Inclusion and developing an organization’s inclusive culture is a journey; sometimes, it can be two steps forward, one step back. However, we continually learn and mature as we progress.
Australia has a national decision to make this year; after hundreds of years of exclusion and paternalistic policy-making, the Australian public will be asked to vote on a voice to parliament enshrining an Aboriginal and Torres Strait Islander voice into the constitution. This will pave the way for self-determination and progress towards closing the social and economic gaps within Australian society.
In our view, the voice is a reasonable ask from our First Nations communities. However, with only 3.8 percent of the Australian population being Aboriginal and Torres Strait Islander, and more than 50 percent of the vote required in the majority of states, it will need strong allies and the non-indigenous Australian community to support it.
The Uluru Statement from the Heart and Yes23 is being supported broadly in the corporate world, with many large organizations, including my own, publicly putting their support behind the voice.
This momentous and important decision for our nation allows diversity and inclusion professionals to a reflection on our own organization’s power, whether we always include minority voices in decisions that affect them and the critical role allies play in ensuring that voices are heard. Diversity and inclusion is always considered when business decisions are made.
The ‘nothing about us without us’ principle, originating from the South African disability rights movement in the 1990s, stems from the premise that policies, procedures, rules, and regulations should not be created without explicit input from the very population that the rules and guidelines will be affecting.
Applying this alongside the human right of self-determination to any diverse group is key to inclusion and progress, and for Australian organizations, ensuring that we amplify the voices of First Nations employees will be the cornerstone of reconciliation in corporate Australia.
How can we amplify voices within organizations to ensure we meet our inclusion goals?
• Employee Resource groups (ERGs) are critical to grassroots inclusion, providing an opportunity to consult and provide a voice. Sharing our business and HR strategies and garnering their views on any policy or action that may affect them and their community is a must. At Origin, we are reviewing this, particularly with our indigenous employee network. Today the chairs of this employee network sit on our Reconciliation Steering Committee to steer our reconciliation progress and decisions. However, we will continue to review how we can keep First Nations voices at the center of everything we do in reconciliation.
• Executive sponsorship of your ERGs is a model that is working well in my organization and the groups are creating the ultimate champion and ally of their executive through their regular connections, coaching, and strategy support.

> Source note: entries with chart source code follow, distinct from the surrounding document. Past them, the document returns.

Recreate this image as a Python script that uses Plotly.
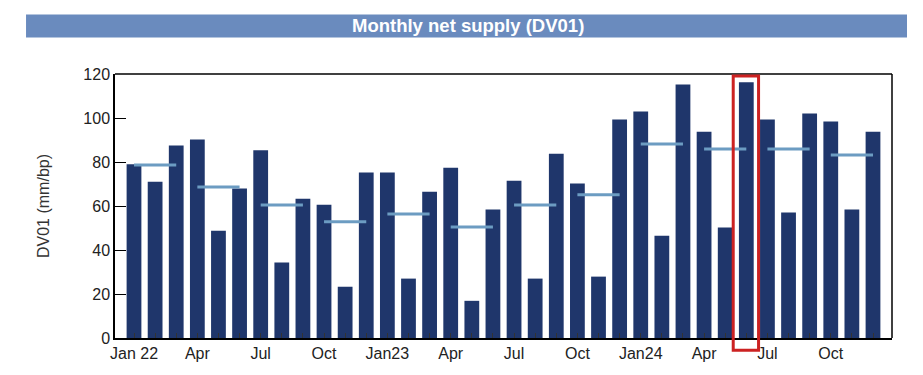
import plotly.graph_objects as go

months = ["Jan 22","Feb 22","Mar 22","Apr 22","May 22","Jun 22","Jul 22","Aug 22","Sep 22","Oct 22","Nov 22","Dec 22",
          "Jan 23","Feb 23","Mar 23","Apr 23","May 23","Jun 23","Jul 23","Aug 23","Sep 23","Oct 23","Nov 23","Dec 23",
          "Jan 24","Feb 24","Mar 24","Apr 24","May 24","Jun 24","Jul 24","Aug 24","Sep 24","Oct 24","Nov 24","Dec 24"]
monthly_dv01 = [79, 71, 87.5, 90.2, 48.8, 68, 85.3, 34.3, 63.3, 60.6, 23.3, 75.2,
                75.2, 27, 66.5, 77.4, 16.9, 58.4, 71.5, 27, 83.8, 70.2, 27.9, 99.3,
                102.9, 46.5, 115.2, 93.8, 50.2, 116.2, 99.3, 57, 102, 98.4, 58.4, 93.8]
quarterly_avg = [78.6, 68.6, 60.5, 52.8, 56.4, 50.5, 60.5, 65.1, 88.2, 85.9, 85.9, 83.2]
tick_labels = ["Jan 22","","","Apr","","","Jul","","","Oct","","",
               "Jan23","","","Apr","","","Jul","","","Oct","","",
               "Jan24","","","Apr","","","Jul","","","Oct","",""]
highlight_month = "Jun 24"

BAR = "#1F366B"
AVG = "#6C9CC2"
FONT = "Liberation Sans, Arial, sans-serif"

idx = list(range(len(months)))

fig = go.Figure()
fig.add_trace(go.Bar(x=idx, y=monthly_dv01, marker=dict(color=BAR, line=dict(width=0)),
                     width=0.7, hoverinfo="y"))

qx, qy = [], []
for q, v in enumerate(quarterly_avg):
    qx += [3 * q, 3 * q + 2, None]
    qy += [v, v, None]
fig.add_trace(go.Scatter(x=qx, y=qy, mode="lines", line=dict(color=AVG, width=3),
                         hoverinfo="skip"))

h = months.index(highlight_month)

fig.update_layout(
    width=923, height=375,
    margin=dict(l=115, r=31, t=74, b=37),
    paper_bgcolor="white", plot_bgcolor="white",
    showlegend=False,
    font=dict(family=FONT, size=16, color="#222222"),
    bargap=0.3,
    xaxis=dict(range=[-0.9, 35.9], tickmode="array", tickvals=idx, ticktext=tick_labels,
               ticks="inside", ticklen=5, tickwidth=1, tickcolor="#333333",
               showline=True, linecolor="black", linewidth=2, mirror=False,
               showgrid=False, zeroline=False, tickfont=dict(size=16, color="#222222")),
    yaxis=dict(range=[0, 120], tickvals=[0, 20, 40, 60, 80, 100, 120],
               ticks="inside", ticklen=11, tickwidth=1, tickcolor="black",
               showline=True, linecolor="black", linewidth=1.5,
               showgrid=False, zeroline=False, tickfont=dict(size=16, color="#222222"),
               title=dict(text="DV01 (mm/bp)", font=dict(size=16, color="#333333"), standoff=30)),
    shapes=[
        dict(type="line", xref="paper", yref="paper", x0=0, x1=1, y0=1, y1=1,
             line=dict(color="black", width=1.5)),
        dict(type="line", xref="paper", yref="paper", x0=1, x1=1, y0=0, y1=1,
             line=dict(color="black", width=1.5)),
        dict(type="rect", xref="paper", yref="paper", x0=-0.1145, x1=1.0193, y0=1.1385, y1=1.2258,
             fillcolor="#6A8BBE", line=dict(width=0), layer="below"),
        dict(type="rect", xref="paper", yref="paper",
             x0=(h - 0.62 + 0.9) / 36.8, x1=(h + 0.58 + 0.9) / 36.8, y0=-0.046, y1=0.992,
             line=dict(color="#CC2222", width=3), fillcolor="rgba(0,0,0,0)"),
    ],
    annotations=[
        dict(text="<b>Monthly net supply (DV01)</b>", xref="paper", yref="paper",
             x=(468 - 115) / 777, y=1.182, xanchor="center", yanchor="middle", showarrow=False,
             font=dict(family=FONT, size=18.5, color="white")),
    ],
)

fig.write_html("out.html", config={"displayModeBar": False},
               post_script="document.body.style.margin='0';")
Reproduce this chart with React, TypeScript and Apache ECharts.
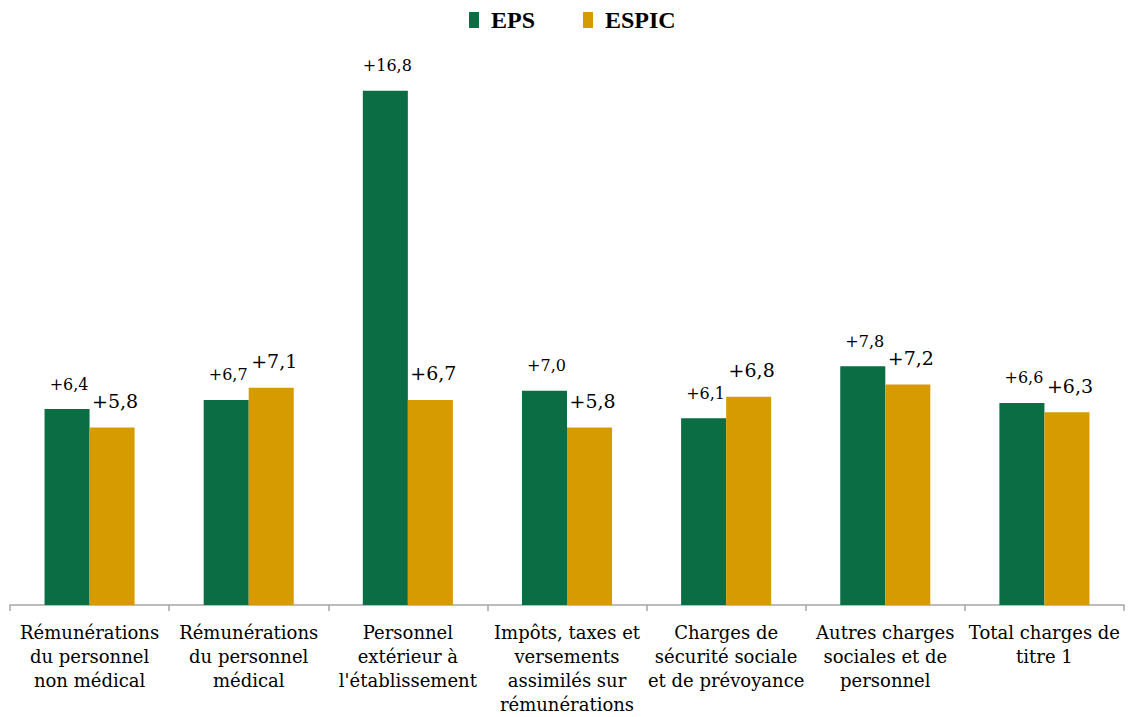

“Employee Resource groups (ERGs) are critical to grassroots inclusion, provide an opportunity to consult and provide a voice.”
• Amplifying ERG voices and lived experience at your Inclusion and governance councils. Ensuring your employees and ERGs have a direct connection with your decision-makers and governance councils, such as Inclusion Councils and executive meetings, is essential. The one question our CEO always asks at our Inclusion Council is, 'Where are we on our inclusion journey?' hearing lived experiences from employees directly is one way this helps our organization understand our maturity and help drive the focus for our culture.
• Storytelling is so important in diversity and inclusion to build knowledge and empathy. It is impossible to understand how everyone works in the world and what their lived experience is unless you ask and share stories. Holding storytelling sessions within groups or across the business is one way of amplifying voices and considering intersectionality more fully.
• Really listening and learning. Make no assumptions. Asking individuals what they need and how best they can be supported.
• Active allyship. Allies are so important in inclusion and ensuring allies are in your ERGs or setting up ally networks is essential.
Once we have the voices there, it is so important that we listen. CEOs and c- suite executives can achieve true diversity of thought by being open and listening to diverse groups and people.
Australia has an opportunity for genuine reconciliation with Aboriginal and Torres Strait Islander people, the oldest continuous surviving culture in the world, and a group of people we can learn so much from. I will be voting yes, and as a diversity and inclusion practitioner continuing to challenge and ask myself, am I always applying the principle of 'nothing about us without us'?